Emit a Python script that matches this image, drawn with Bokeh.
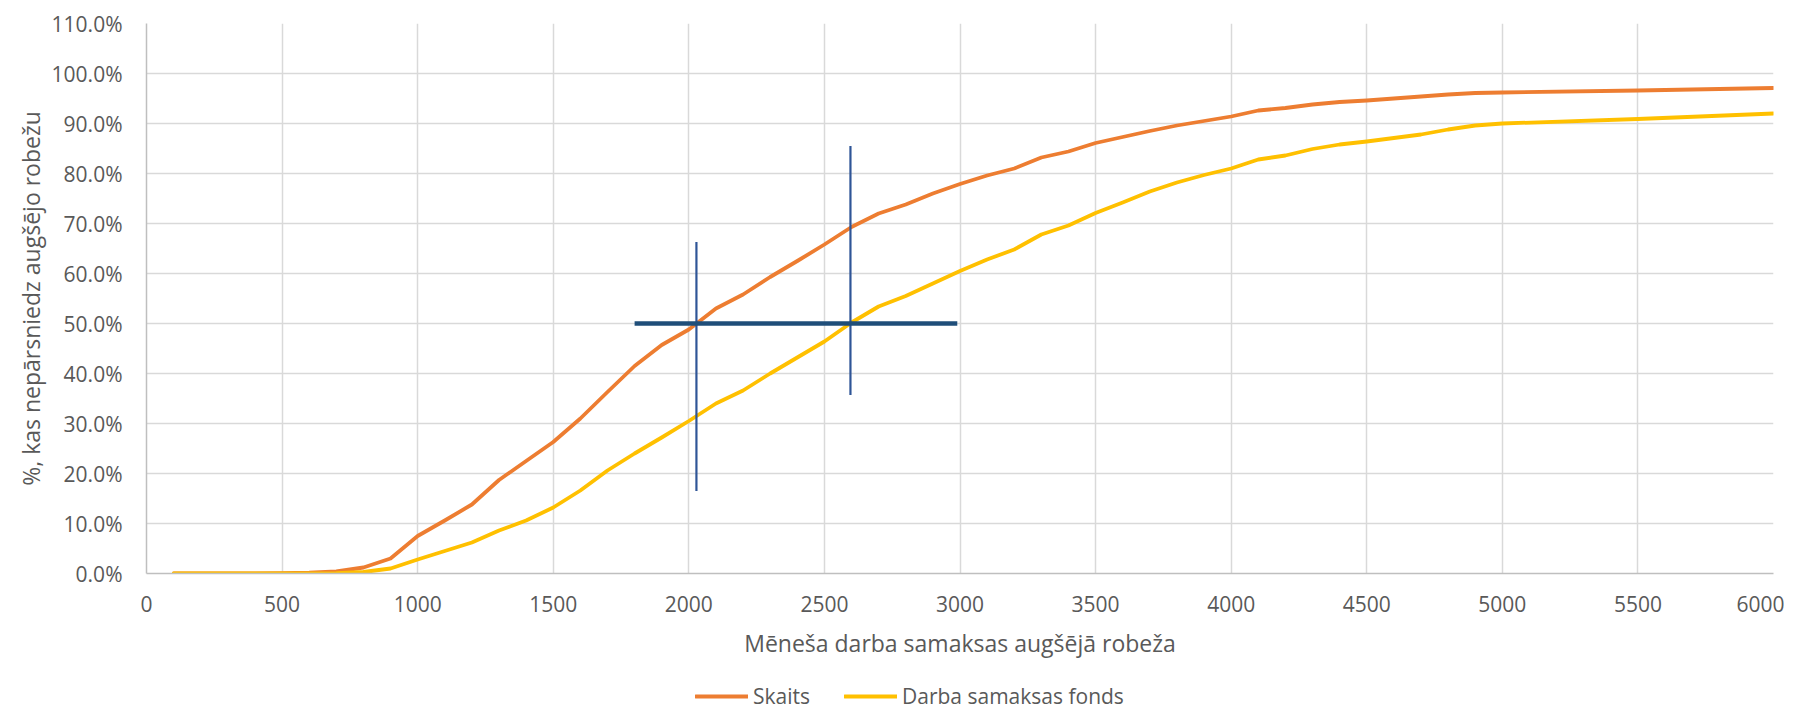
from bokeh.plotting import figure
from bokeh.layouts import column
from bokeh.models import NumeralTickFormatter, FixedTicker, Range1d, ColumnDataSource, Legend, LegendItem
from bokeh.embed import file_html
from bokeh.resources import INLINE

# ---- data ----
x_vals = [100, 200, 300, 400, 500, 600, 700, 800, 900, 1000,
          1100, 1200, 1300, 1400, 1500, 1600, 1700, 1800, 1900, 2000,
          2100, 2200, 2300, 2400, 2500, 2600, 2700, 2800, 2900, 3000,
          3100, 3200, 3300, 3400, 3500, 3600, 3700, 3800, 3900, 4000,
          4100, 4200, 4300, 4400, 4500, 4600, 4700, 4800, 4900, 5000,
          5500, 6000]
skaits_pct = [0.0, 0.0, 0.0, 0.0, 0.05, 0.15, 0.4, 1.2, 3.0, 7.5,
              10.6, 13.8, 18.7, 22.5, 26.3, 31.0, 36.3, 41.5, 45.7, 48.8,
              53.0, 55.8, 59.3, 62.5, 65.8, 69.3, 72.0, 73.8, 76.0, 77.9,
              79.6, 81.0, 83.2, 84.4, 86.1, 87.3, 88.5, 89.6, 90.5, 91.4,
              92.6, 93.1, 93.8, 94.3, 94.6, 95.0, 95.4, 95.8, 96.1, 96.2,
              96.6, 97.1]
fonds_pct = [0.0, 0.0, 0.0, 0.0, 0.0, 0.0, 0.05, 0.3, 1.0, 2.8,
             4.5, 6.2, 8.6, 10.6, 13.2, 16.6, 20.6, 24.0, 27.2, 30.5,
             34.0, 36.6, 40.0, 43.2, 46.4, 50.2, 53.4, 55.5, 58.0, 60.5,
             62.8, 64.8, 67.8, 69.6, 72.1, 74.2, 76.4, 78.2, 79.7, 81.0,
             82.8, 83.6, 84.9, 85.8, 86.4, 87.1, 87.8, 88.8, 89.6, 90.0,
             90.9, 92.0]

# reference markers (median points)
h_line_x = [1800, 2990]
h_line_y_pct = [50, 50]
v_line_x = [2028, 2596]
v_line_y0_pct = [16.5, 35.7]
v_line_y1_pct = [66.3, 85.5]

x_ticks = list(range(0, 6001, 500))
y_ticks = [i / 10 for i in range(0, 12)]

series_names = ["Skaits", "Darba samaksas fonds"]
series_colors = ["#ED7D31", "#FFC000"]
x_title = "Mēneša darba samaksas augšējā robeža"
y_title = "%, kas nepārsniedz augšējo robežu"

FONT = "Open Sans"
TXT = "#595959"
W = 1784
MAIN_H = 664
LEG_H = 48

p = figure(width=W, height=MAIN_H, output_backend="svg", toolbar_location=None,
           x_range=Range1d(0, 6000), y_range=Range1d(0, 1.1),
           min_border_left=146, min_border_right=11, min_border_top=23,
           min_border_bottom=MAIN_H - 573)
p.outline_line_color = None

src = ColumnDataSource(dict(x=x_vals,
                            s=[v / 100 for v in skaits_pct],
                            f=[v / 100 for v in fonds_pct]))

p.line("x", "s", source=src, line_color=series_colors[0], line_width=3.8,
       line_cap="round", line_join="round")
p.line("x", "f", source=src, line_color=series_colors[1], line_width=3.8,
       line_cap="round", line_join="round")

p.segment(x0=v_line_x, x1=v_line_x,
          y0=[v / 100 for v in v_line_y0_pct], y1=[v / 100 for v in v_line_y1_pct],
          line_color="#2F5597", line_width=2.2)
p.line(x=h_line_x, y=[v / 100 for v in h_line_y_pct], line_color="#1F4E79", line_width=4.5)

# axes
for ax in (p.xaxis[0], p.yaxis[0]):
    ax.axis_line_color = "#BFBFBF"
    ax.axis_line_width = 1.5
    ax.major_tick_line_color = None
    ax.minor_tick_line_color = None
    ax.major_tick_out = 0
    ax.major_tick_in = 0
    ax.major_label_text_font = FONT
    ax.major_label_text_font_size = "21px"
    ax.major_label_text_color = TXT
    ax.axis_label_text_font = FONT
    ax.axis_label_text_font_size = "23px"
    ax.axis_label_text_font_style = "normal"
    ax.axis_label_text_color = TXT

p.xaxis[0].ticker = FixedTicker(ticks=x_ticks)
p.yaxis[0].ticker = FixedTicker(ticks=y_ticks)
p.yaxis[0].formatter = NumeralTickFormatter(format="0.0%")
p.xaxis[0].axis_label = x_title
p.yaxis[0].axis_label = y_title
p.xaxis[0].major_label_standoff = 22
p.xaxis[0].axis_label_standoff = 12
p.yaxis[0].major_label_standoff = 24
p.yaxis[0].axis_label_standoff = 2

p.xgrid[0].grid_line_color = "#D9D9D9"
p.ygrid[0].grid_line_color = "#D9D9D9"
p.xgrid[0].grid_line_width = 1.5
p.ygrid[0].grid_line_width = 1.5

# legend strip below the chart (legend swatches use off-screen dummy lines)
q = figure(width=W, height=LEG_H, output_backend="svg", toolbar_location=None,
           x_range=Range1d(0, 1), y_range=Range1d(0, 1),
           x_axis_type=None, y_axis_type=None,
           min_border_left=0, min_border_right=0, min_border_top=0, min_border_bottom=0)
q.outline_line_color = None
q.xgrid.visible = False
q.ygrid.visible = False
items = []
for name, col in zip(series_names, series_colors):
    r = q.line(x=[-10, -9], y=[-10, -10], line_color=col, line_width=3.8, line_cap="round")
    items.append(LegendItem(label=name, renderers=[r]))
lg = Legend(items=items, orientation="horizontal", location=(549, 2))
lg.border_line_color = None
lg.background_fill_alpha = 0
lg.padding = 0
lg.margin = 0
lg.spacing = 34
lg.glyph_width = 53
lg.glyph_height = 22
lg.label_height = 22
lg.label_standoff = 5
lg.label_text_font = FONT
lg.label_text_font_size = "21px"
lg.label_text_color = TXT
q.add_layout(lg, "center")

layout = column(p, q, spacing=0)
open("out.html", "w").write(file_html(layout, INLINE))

* SET TASK: Set the listing down in full and exactly. Pictures within it should not appear in the copy.

* WRITTEN ANSWER:
Emit a Python script that matches this image, drawn with Bokeh.
from bokeh.plotting import figure
from bokeh.layouts import column
from bokeh.models import NumeralTickFormatter, FixedTicker, Range1d, ColumnDataSource, Legend, LegendItem
from bokeh.embed import file_html
from bokeh.resources import INLINE

# ---- data ----
x_vals = [100, 200, 300, 400, 500, 600, 700, 800, 900, 1000,
          1100, 1200, 1300, 1400, 1500, 1600, 1700, 1800, 1900, 2000,
          2100, 2200, 2300, 2400, 2500, 2600, 2700, 2800, 2900, 3000,
          3100, 3200, 3300, 3400, 3500, 3600, 3700, 3800, 3900, 4000,
          4100, 4200, 4300, 4400, 4500, 4600, 4700, 4800, 4900, 5000,
          5500, 6000]
skaits_pct = [0.0, 0.0, 0.0, 0.0, 0.05, 0.15, 0.4, 1.2, 3.0, 7.5,
              10.6, 13.8, 18.7, 22.5, 26.3, 31.0, 36.3, 41.5, 45.7, 48.8,
              53.0, 55.8, 59.3, 62.5, 65.8, 69.3, 72.0, 73.8, 76.0, 77.9,
              79.6, 81.0, 83.2, 84.4, 86.1, 87.3, 88.5, 89.6, 90.5, 91.4,
              92.6, 93.1, 93.8, 94.3, 94.6, 95.0, 95.4, 95.8, 96.1, 96.2,
              96.6, 97.1]
fonds_pct = [0.0, 0.0, 0.0, 0.0, 0.0, 0.0, 0.05, 0.3, 1.0, 2.8,
             4.5, 6.2, 8.6, 10.6, 13.2, 16.6, 20.6, 24.0, 27.2, 30.5,
             34.0, 36.6, 40.0, 43.2, 46.4, 50.2, 53.4, 55.5, 58.0, 60.5,
             62.8, 64.8, 67.8, 69.6, 72.1, 74.2, 76.4, 78.2, 79.7, 81.0,
             82.8, 83.6, 84.9, 85.8, 86.4, 87.1, 87.8, 88.8, 89.6, 90.0,
             90.9, 92.0]

# reference markers (median points)
h_line_x = [1800, 2990]
h_line_y_pct = [50, 50]
v_line_x = [2028, 2596]
v_line_y0_pct = [16.5, 35.7]
v_line_y1_pct = [66.3, 85.5]

x_ticks = list(range(0, 6001, 500))
y_ticks = [i / 10 for i in range(0, 12)]

series_names = ["Skaits", "Darba samaksas fonds"]
series_colors = ["#ED7D31", "#FFC000"]
x_title = "Mēneša darba samaksas augšējā robeža"
y_title = "%, kas nepārsniedz augšējo robežu"

FONT = "Open Sans"
TXT = "#595959"
W = 1784
MAIN_H = 664
LEG_H = 48

p = figure(width=W, height=MAIN_H, output_backend="svg", toolbar_location=None,
           x_range=Range1d(0, 6000), y_range=Range1d(0, 1.1),
           min_border_left=146, min_border_right=11, min_border_top=23,
           min_border_bottom=MAIN_H - 573)
p.outline_line_color = None

src = ColumnDataSource(dict(x=x_vals,
                            s=[v / 100 for v in skaits_pct],
                            f=[v / 100 for v in fonds_pct]))

p.line("x", "s", source=src, line_color=series_colors[0], line_width=3.8,
       line_cap="round", line_join="round")
p.line("x", "f", source=src, line_color=series_colors[1], line_width=3.8,
       line_cap="round", line_join="round")

p.segment(x0=v_line_x, x1=v_line_x,
          y0=[v / 100 for v in v_line_y0_pct], y1=[v / 100 for v in v_line_y1_pct],
          line_color="#2F5597", line_width=2.2)
p.line(x=h_line_x, y=[v / 100 for v in h_line_y_pct], line_color="#1F4E79", line_width=4.5)

# axes
for ax in (p.xaxis[0], p.yaxis[0]):
    ax.axis_line_color = "#BFBFBF"
    ax.axis_line_width = 1.5
    ax.major_tick_line_color = None
    ax.minor_tick_line_color = None
    ax.major_tick_out = 0
    ax.major_tick_in = 0
    ax.major_label_text_font = FONT
    ax.major_label_text_font_size = "21px"
    ax.major_label_text_color = TXT
    ax.axis_label_text_font = FONT
    ax.axis_label_text_font_size = "23px"
    ax.axis_label_text_font_style = "normal"
    ax.axis_label_text_color = TXT

p.xaxis[0].ticker = FixedTicker(ticks=x_ticks)
p.yaxis[0].ticker = FixedTicker(ticks=y_ticks)
p.yaxis[0].formatter = NumeralTickFormatter(format="0.0%")
p.xaxis[0].axis_label = x_title
p.yaxis[0].axis_label = y_title
p.xaxis[0].major_label_standoff = 22
p.xaxis[0].axis_label_standoff = 12
p.yaxis[0].major_label_standoff = 24
p.yaxis[0].axis_label_standoff = 2

p.xgrid[0].grid_line_color = "#D9D9D9"
p.ygrid[0].grid_line_color = "#D9D9D9"
p.xgrid[0].grid_line_width = 1.5
p.ygrid[0].grid_line_width = 1.5

# legend strip below the chart (legend swatches use off-screen dummy lines)
q = figure(width=W, height=LEG_H, output_backend="svg", toolbar_location=None,
           x_range=Range1d(0, 1), y_range=Range1d(0, 1),
           x_axis_type=None, y_axis_type=None,
           min_border_left=0, min_border_right=0, min_border_top=0, min_border_bottom=0)
q.outline_line_color = None
q.xgrid.visible = False
q.ygrid.visible = False
items = []
for name, col in zip(series_names, series_colors):
    r = q.line(x=[-10, -9], y=[-10, -10], line_color=col, line_width=3.8, line_cap="round")
    items.append(LegendItem(label=name, renderers=[r]))
lg = Legend(items=items, orientation="horizontal", location=(549, 2))
lg.border_line_color = None
lg.background_fill_alpha = 0
lg.padding = 0
lg.margin = 0
lg.spacing = 34
lg.glyph_width = 53
lg.glyph_height = 22
lg.label_height = 22
lg.label_standoff = 5
lg.label_text_font = FONT
lg.label_text_font_size = "21px"
lg.label_text_color = TXT
q.add_layout(lg, "center")

layout = column(p, q, spacing=0)
open("out.html", "w").write(file_html(layout, INLINE))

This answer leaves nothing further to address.